Trying Not To Think

So far the Sean Kernan Master Class on Creativity for Masters has been about not thinking. It's been about dancing and meditation, about motion and cooperation, about focus and watching. Exercises abound to get us out of our heads and out of our own way. We've thrown a variety of imaginary balls (including tennis, soft, foot, volley, and beach) around a parking lot. We've had a tug-of-war with an imaginary rope. We've moved around a room attempting to form an equilateral triangle with two other members of our class that we've secretly picked (hard to explain - good spot for a video example?)

We've interpreted random music and prose with extemporaneous dance and a bit of acting. And today we did a series of exercises dealing with movement and gesture and cooperation using something called Viewpoints as developed by stage director Anne Bogart. I "cooperated" with John Paul Caponigro in an exercise where we took turns supporting various percentages of our partners body weight - maybe a video of John Paul supporting me 100% ( yeah replace "supporting" with "riding") will surface before week's end.

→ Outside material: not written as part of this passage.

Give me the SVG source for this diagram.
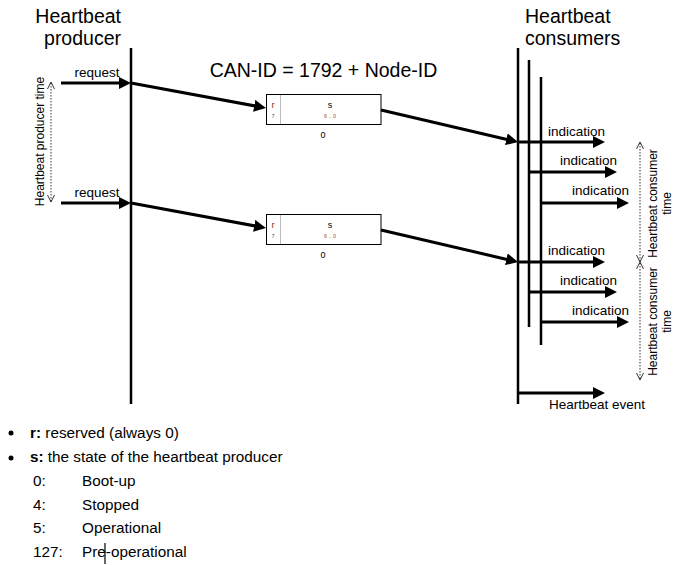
<svg xmlns="http://www.w3.org/2000/svg" width="677" height="565" viewBox="0 0 677 565">
<style>
text{font-family:"Liberation Sans",Arial,sans-serif;fill:#000}
.hd{font-size:19.5px}
.lb{font-size:13.5px}
.rt{font-size:12px}
.li{font-size:15.3px}
.bx{font-size:9px}
.tn{font-size:5.5px}
.ln{stroke:#000;stroke-width:2.5;fill:none}
.ar{stroke:#000;stroke-width:3;fill:none;marker-end:url(#ah)}
.dt{stroke:#000;stroke-width:0.8;stroke-dasharray:1.5 1.5;fill:none}
.ch{stroke:#000;stroke-width:0.8;fill:none}
.box{fill:#fff;stroke:#000;stroke-width:1}
</style>
<defs>
<marker id="ah" viewBox="0 0 12 12" markerWidth="12" markerHeight="12" markerUnits="userSpaceOnUse" refX="3" refY="6" orient="auto">
<path d="M0,0 L12,6 L0,12 z" fill="#000"/>
</marker>
</defs>
<rect width="677" height="565" fill="#fff"/>

<g id="producer">
<text class="hd" x="121" y="23" text-anchor="end">Heartbeat</text>
<text class="hd" x="121" y="45" text-anchor="end">producer</text>
<line class="ln" x1="131" y1="48" x2="131" y2="404" stroke-width="2"/>
</g>

<g id="consumers">
<text class="hd" x="525" y="23">Heartbeat</text>
<text class="hd" x="525" y="45">consumers</text>
<line class="ln" x1="518" y1="48" x2="518" y2="404"/>
<line class="ln" x1="529" y1="60" x2="529" y2="327"/>
<line class="ln" x1="541" y1="77" x2="541" y2="345"/>
</g>

<text id="canid" class="hd" x="323.5" y="77" text-anchor="middle">CAN-ID = 1792 + Node-ID</text>

<g id="frame1">
<rect class="box" x="266.5" y="94.5" width="114.5" height="30"/>
<line x1="280.5" y1="95" x2="280.5" y2="124" stroke="#bbb" stroke-width="1"/>
<text class="bx" x="273" y="108" text-anchor="middle" style="fill:#8a3000">r</text>
<text class="tn" x="273" y="118" text-anchor="middle" style="fill:#3a4a8a">7</text>
<text class="bx" x="330" y="108" text-anchor="middle">s</text>
<text class="tn" x="330" y="118" text-anchor="middle" style="fill:#a0522d">6 .. 0</text>
<text x="323" y="138" font-size="9" text-anchor="middle">0</text>
</g>

<g id="frame2">
<rect class="box" x="266.5" y="214.5" width="114.5" height="30"/>
<line x1="280.5" y1="215" x2="280.5" y2="244" stroke="#bbb" stroke-width="1"/>
<text class="bx" x="273" y="228" text-anchor="middle" style="fill:#8a3000">r</text>
<text class="tn" x="273" y="238" text-anchor="middle" style="fill:#3a4a8a">7</text>
<text class="bx" x="330" y="228" text-anchor="middle">s</text>
<text class="tn" x="330" y="238" text-anchor="middle" style="fill:#a0522d">6 .. 0</text>
<text x="323" y="258" font-size="9" text-anchor="middle">0</text>
</g>

<g id="connectors">
<line class="ar" x1="61" y1="83" x2="122" y2="83"/>
<line class="ar" x1="61" y1="203" x2="122" y2="203"/>
<line class="ar" x1="131" y1="83" x2="257.15" y2="106.36"/>
<line class="ar" x1="381" y1="110" x2="509.24" y2="139.95"/>
<line class="ar" x1="131" y1="203" x2="257.15" y2="226.36"/>
<line class="ar" x1="381" y1="230" x2="509.24" y2="259.95"/>
<line class="ar" x1="518" y1="142" x2="596" y2="142"/>
<line class="ar" x1="529" y1="172" x2="608" y2="172"/>
<line class="ar" x1="541" y1="203" x2="620" y2="203"/>
<line class="ar" x1="518" y1="262" x2="596" y2="262"/>
<line class="ar" x1="529" y1="292" x2="608" y2="292"/>
<line class="ar" x1="541" y1="322" x2="620" y2="322"/>
<line class="ar" x1="518" y1="393" x2="596" y2="393"/>
</g>

<g id="labels">
<text class="lb" x="97" y="77" text-anchor="middle">request</text>
<text class="lb" x="97" y="197" text-anchor="middle">request</text>
<text class="lb" x="548" y="136">indication</text>
<text class="lb" x="560" y="165">indication</text>
<text class="lb" x="572" y="195">indication</text>
<text class="lb" x="548" y="255">indication</text>
<text class="lb" x="560" y="285">indication</text>
<text class="lb" x="572" y="315">indication</text>
<text class="lb" x="549" y="409">Heartbeat event</text>
</g>

<g id="producer-time">
<line class="dt" x1="51" y1="83" x2="51" y2="201"/>
<path class="ch" d="M47.5,89 L51,82 L54.5,89 M47.5,195 L51,202 L54.5,195"/>
<text class="rt" transform="translate(44,141.5) rotate(-90)" text-anchor="middle">Heartbeat producer time</text>
</g>

<g id="consumer-time-1">
<line class="dt" x1="640" y1="143" x2="640" y2="261"/>
<path class="ch" d="M636.5,149 L640,142 L643.5,149 M636.5,255 L640,262 L643.5,255"/>
<text class="rt" transform="translate(657,203.5) rotate(-90)" text-anchor="middle">Heartbeat consumer</text>
<text class="rt" transform="translate(671,203.5) rotate(-90)" text-anchor="middle">time</text>
</g>

<g id="consumer-time-2">
<line class="dt" x1="640" y1="263" x2="640" y2="379"/>
<path class="ch" d="M636.5,269 L640,262 L643.5,269 M636.5,373 L640,380 L643.5,373"/>
<text class="rt" transform="translate(657,321.5) rotate(-90)" text-anchor="middle">Heartbeat consumer</text>
<text class="rt" transform="translate(671,321.5) rotate(-90)" text-anchor="middle">time</text>
</g>

<g id="legend">
<circle cx="11" cy="433" r="2.5" fill="#000"/>
<circle cx="11" cy="458" r="2.5" fill="#000"/>
<text class="li" x="30" y="438"><tspan font-weight="bold">r:</tspan> reserved (always 0)</text>
<text class="li" x="30" y="462"><tspan font-weight="bold">s:</tspan> the state of the heartbeat producer</text>
<text class="li" x="33" y="486">0:</text>
<text class="li" x="82" y="486">Boot-up</text>
<text class="li" x="33" y="510">4:</text>
<text class="li" x="82" y="510">Stopped</text>
<text class="li" x="33" y="533">5:</text>
<text class="li" x="82" y="533">Operational</text>
<text class="li" x="33" y="557">127:</text>
<text class="li" x="82" y="557">Pre-operational</text>
<line x1="105" y1="543" x2="105" y2="564" stroke="#000" stroke-width="1.2"/>
</g>
</svg>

The last part of today was our first bit of traditional free-form workshop banter and talking shop - and psychotherapy. Who are your mentors? Do you edit your own work? Is pain important to art and creativity? And just why are so many visual artists diagnosed with attention deficit?
Being diagnosed with the alphabet soup of disorders myself, I was wishing I had better retention of John Ratey's Shadow Syndromes in which he discusses the positive aspects of mild disorders like OCD, hypomania and attention deficit. Another work I couldn't recall this afternoon in class is a fascinating work by Thom Hartman in ADD-A Different Perception in which he theorizes that the ADD trait is a leftover from the era when humans were hunters not farmers. These ADD traits or symptoms such as constantly scanning the environment and lost-in-thought day-dreaming followed by periods of hyperfocus on one activity can be seen to be beneficial to a hunter - or maybe even a photographer.

I'm seeing the development of a new reading list for creativity. More tomorrow.